Argumedo agrees with Hartman about the need for prioritizing when juggling dual schedules.

“Having to juggle work and classes can be a challenge at times but I remind myself that in the real world I won’t have an easy, four-hour workday. I have learned to manage my time and to prioritize.” Argumedo said.

While having a job in college provides many advantages to students, these benefits can significantly decrease, or even be canceled out completely, if the student works too many hours per week.

If the number of hours a student works each week becomes too high, it could be more harmful than helpful. Laura Perna, professor at University of Pennsylvania, warns about the risk of working too many hours as a college student, and the long-term effect it may have.

“Working a higher number of hours, especially when the employment is off campus, increases time to [a] degree and reduces the likelihood of completing a degree.” Perna said.

Sophomore Anthony Constantino worked in Office of Undergraduate Admissions during fall semester of his freshman year. However, he left due to the workload of the job.

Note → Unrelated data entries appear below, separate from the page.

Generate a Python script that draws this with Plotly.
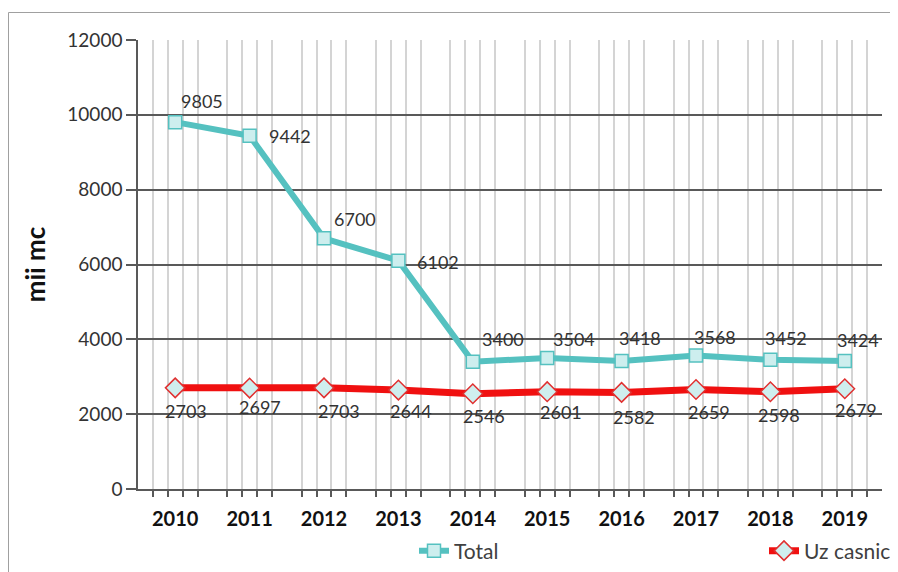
import plotly.graph_objects as go

years = [2010, 2011, 2012, 2013, 2014, 2015, 2016, 2017, 2018, 2019]
total = [9805, 9442, 6700, 6102, 3400, 3504, 3418, 3568, 3452, 3424]
uz_casnic = [2703, 2697, 2703, 2644, 2546, 2601, 2582, 2659, 2598, 2679]
y_ticks = [0, 2000, 4000, 6000, 8000, 10000, 12000]

# label offsets in pixels (styling)
total_dx = [27, 40, 31, 40, 30, 27, 18, 19, 16, 13]
total_dy = [21, 0, 19, -1, 23, 19, 23, 19, 22, 21]
uz_dx = [11, 10, 15, 13, 11, 14, 12, 13, 9, 11]
uz_dy = [-23, -19, -23, -21, -22, -20, -25, -22, -23, -21]

FONT = "Lato"
TEAL = "#55c1c0"
RED = "#f01010"

grid_x = [y + d for y in years for d in (-0.3, -0.1, 0.1, 0.3)]

OFF = 8  # page body margin
W, H = 898, 572
# plot area in screen pixels: x 138..882, y 40..489
L, R, T, B = 138 - OFF, W - (882 - OFF), 40 - OFF, H - (489 - OFF)
pw, ph = W - L - R, H - T - B

def px(xs):
    return (xs - OFF - L) / pw

def py(ys):
    return (H - B - (ys - OFF)) / ph

fig = go.Figure()
fig.add_trace(go.Scatter(
    x=years, y=total, name="Total", mode="lines+markers", legend="legend",
    line=dict(color=TEAL, width=6),
    marker=dict(symbol="square", size=13, color="#cdeeee",
                line=dict(color=TEAL, width=1.5)),
))
fig.add_trace(go.Scatter(
    x=years, y=uz_casnic, name="Uz casnic", mode="lines+markers", legend="legend2",
    line=dict(color=RED, width=7),
    marker=dict(symbol="diamond", size=15, color="#cfeeee",
                line=dict(color="#e03030", width=1.5)),
))
# invisible trace on xaxis2 so that the year axis renders
fig.add_trace(go.Scatter(x=years, y=total, xaxis="x2", mode="markers",
                         marker=dict(opacity=0), showlegend=False, hoverinfo="skip"))

ann = []
for x, v, dx, dy in zip(years, total, total_dx, total_dy):
    ann.append(dict(x=x, y=v, text=str(v), showarrow=False, xshift=dx, yshift=dy,
                    font=dict(family=FONT, size=18, color="#333333")))
for x, v, dx, dy in zip(years, uz_casnic, uz_dx, uz_dy):
    ann.append(dict(x=x, y=v, text=str(v), showarrow=False, xshift=dx, yshift=dy,
                    font=dict(family=FONT, size=18, color="#333333")))

leg_common = dict(orientation="h", yanchor="middle", xanchor="left",
                  font=dict(family=FONT, size=21, color="#404040"),
                  bgcolor="rgba(0,0,0,0)")

fig.update_layout(
    width=W, height=H,
    margin=dict(l=L, r=R, t=T, b=B, autoexpand=False),
    paper_bgcolor="white", plot_bgcolor="white",
    font=dict(family=FONT, color="#333333"),
    annotations=ann,
    showlegend=True,
    legend=dict(x=px(414), y=py(551), **leg_common),
    legend2=dict(x=px(764), y=py(551), **leg_common),
    xaxis=dict(range=[2009.5, 2019.5], tickvals=grid_x, ticktext=[""] * len(grid_x),
               showgrid=True, gridcolor="#d4d4d4", gridwidth=1.5,
               ticks="outside", ticklen=6, tickwidth=1.5, tickcolor="#595959",
               showline=True, linecolor="#595959", linewidth=1.5, zeroline=False),
    xaxis2=dict(range=[2009.5, 2019.5], overlaying="x", anchor="y", side="bottom",
                tickvals=years, ticktext=[str(y) for y in years],
                showgrid=False, ticks="", showline=False, zeroline=False,
                ticklabelstandoff=16,
                tickfont=dict(family=FONT, size=20, color="#111111", weight="bold")),
    yaxis=dict(range=[0, 12000], tickvals=y_ticks, ticktext=[str(v) for v in y_ticks],
               showgrid=True, gridcolor="#595959", gridwidth=1.5,
               ticks="outside", ticklen=10, tickwidth=1.5, tickcolor="#595959",
               showline=True, linecolor="#595959", linewidth=1.5, zeroline=False,
               tickfont=dict(family=FONT, size=19, color="#333333"),
               title=dict(text="<b>mii mc</b>", standoff=14,
                          font=dict(family=FONT, size=26, color="#111111"))),
    shapes=[dict(type="rect", xref="paper", yref="paper",
                 x0=px(8.5), x1=px(930), y0=py(600), y1=py(12.5),
                 line=dict(color="#a0a0a0", width=1), fillcolor="rgba(0,0,0,0)",
                 layer="below")],
)

fig.write_html("out.html")
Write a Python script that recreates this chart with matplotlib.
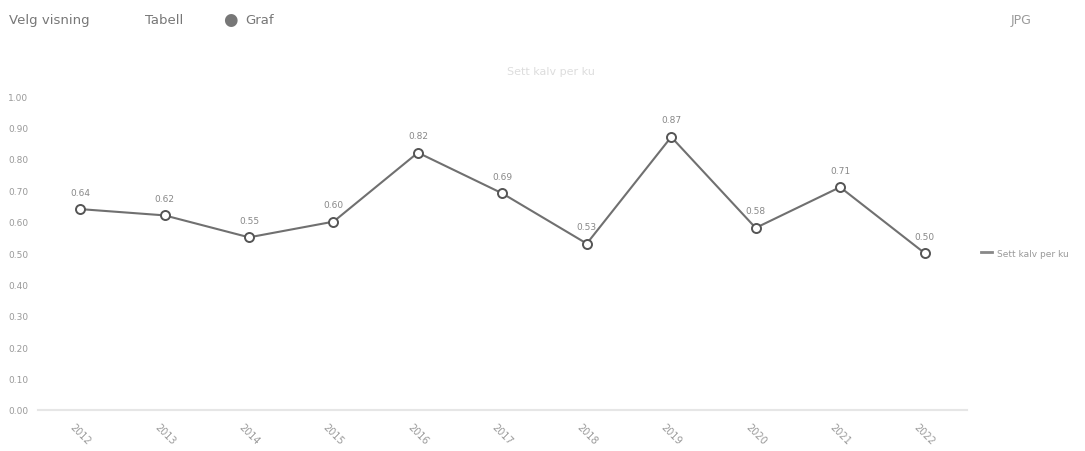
import matplotlib.pyplot as plt
import numpy as np

years = ['2012', '2013', '2014', '2015', '2016', '2017', '2018', '2019', '2020', '2021', '2022']
values = [0.64, 0.62, 0.55, 0.60, 0.82, 0.69, 0.53, 0.87, 0.58, 0.71, 0.50]
series_name = 'Sett kalv per ku'
y_ticks = [0.0, 0.1, 0.2, 0.3, 0.4, 0.5, 0.6, 0.7, 0.8, 0.9, 1.0]

plt.rcParams['font.family'] = ['DejaVu Sans']

fig = plt.figure(figsize=(10.85, 4.52), dpi=100)
ax = fig.add_axes([0.035, 0.091, 0.856, 0.694])

x = np.arange(len(years))
ax.plot(x, values, color='#707070', linewidth=1.5,
        marker='o', markersize=6.5, markerfacecolor='white',
        markeredgecolor='#555555', markeredgewidth=1.4, label=series_name)

for xi, v in zip(x, values):
    ax.annotate(f'{v:.2f}', (xi, v), xytext=(0, 9), textcoords='offset points',
                ha='center', va='bottom', fontsize=6.5, color='#888888')

ax.set_xlim(-0.5, len(years) - 0.5)
ax.set_ylim(0, 1.0)
ax.set_xticks(x)
ax.set_xticklabels(years, rotation=-45, ha='center', fontsize=7, color='#999999')
ax.set_yticks(y_ticks)
ax.set_yticklabels([f'{t:.2f}' for t in y_ticks], fontsize=6.5, color='#999999', ha='left')
ax.tick_params(axis='y', length=0, pad=21.5)
ax.tick_params(axis='x', length=0, pad=8)

for s in ['top', 'right', 'left']:
    ax.spines[s].set_visible(False)
ax.spines['bottom'].set_color('#e6e6e6')
ax.spines['bottom'].set_linewidth(1.5)

# chart title, centred on the whole figure
fig.text(0.508, 0.84, series_name, fontsize=8, color='#dddddd', ha='center', va='center')

leg = fig.legend(handles=[plt.Line2D([], [], color='#888888', linewidth=2)],
                 labels=[series_name], loc='center left', bbox_to_anchor=(0.897, 0.438),
                 frameon=False, fontsize=6.5, handlelength=1.2, handletextpad=0.5)
for t in leg.get_texts():
    t.set_color('#999999')

# header controls
fig.text(0.008, 0.955, 'Velg visning', fontsize=9.5, color='#777777', va='center')
fig.text(0.134, 0.955, 'Tabell', fontsize=9.5, color='#777777', va='center')
fig.text(0.206, 0.955, '\u25cf', fontsize=12, color='#777777', va='center')
fig.text(0.226, 0.955, 'Graf', fontsize=9.5, color='#777777', va='center')
fig.text(0.931, 0.955, 'JPG', fontsize=9, color='#999999', va='center')

fig.savefig('out.png', dpi=100)
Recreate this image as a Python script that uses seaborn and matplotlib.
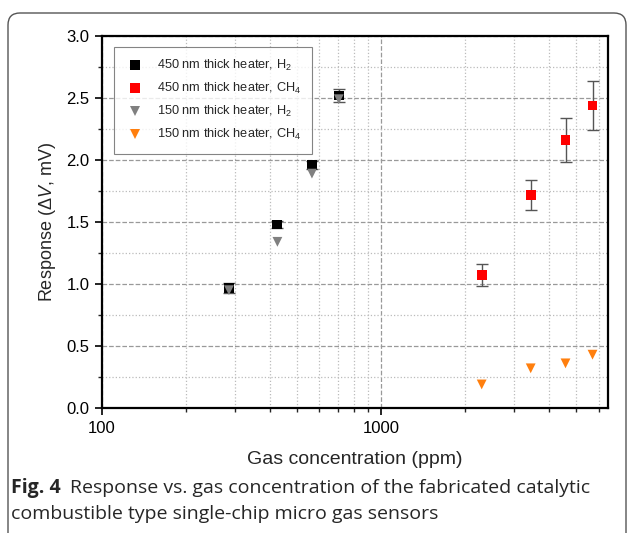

“Yeah, I was a freshman and needed to get my priorities straight and my grades were slipping. That’s why I quit. I could get more money working two weeks at home than I did a whole semester here. It was a good job just not for me at the time,” said Constantino.

Although his job was on-campus, the excessive number of hours kept him from doing well in his courses. Ultimately, he decided that the job was not right for him at the time and realized it would be best for him to leave.

Sophomore Dalton Pettus worked an off-campus job at a grocery store last year. He decided to keep his high school job, so he drove 20 minutes to his hometown of Santee to work weekend shifts. In addition to the drive, Pettus had long, inconvenient hours that did not support his studies.

“I wasn’t really able to participate in any school activities because I wouldn’t be able to commit with the hours I worked. Also, because I often worked late I often had to start doing homework at two in the morning with class [starting] at eight,” Pettus said. “Probably the worst [thing] was that I never really got to have a weekend… I actually enjoyed the school week more than the weekends because I got more time off and to myself.”

Since then, Pettus has switched to a new job in La Jolla. Although it is still off-campus, it is closer to USD and the hours work better with his schedule. He had the opportunity to rush this semester and has recently pledged with the on-campus fraternity Sigma Phi Epsilon.

If you are considering getting a job, or already have one, make sure to pay attention to the time commitment required by the employer. On-campus jobs are a great option, since they tend to be more lenient and accommodating of a student’s school schedule. Keeping this in mind can help you find the right job.

As long as you keep your hours down, college is perfect time to work a part-time job. Not only can it help with your college career by connecting you to campus and improving your time management skills, but it can also serve as a preview to the real-world work force.

Employment in college can provide long-term success in both academics and beyond.

College does not last forever, so take advantage of on-campus job opportunities that play an important role in preparing us for our future careers.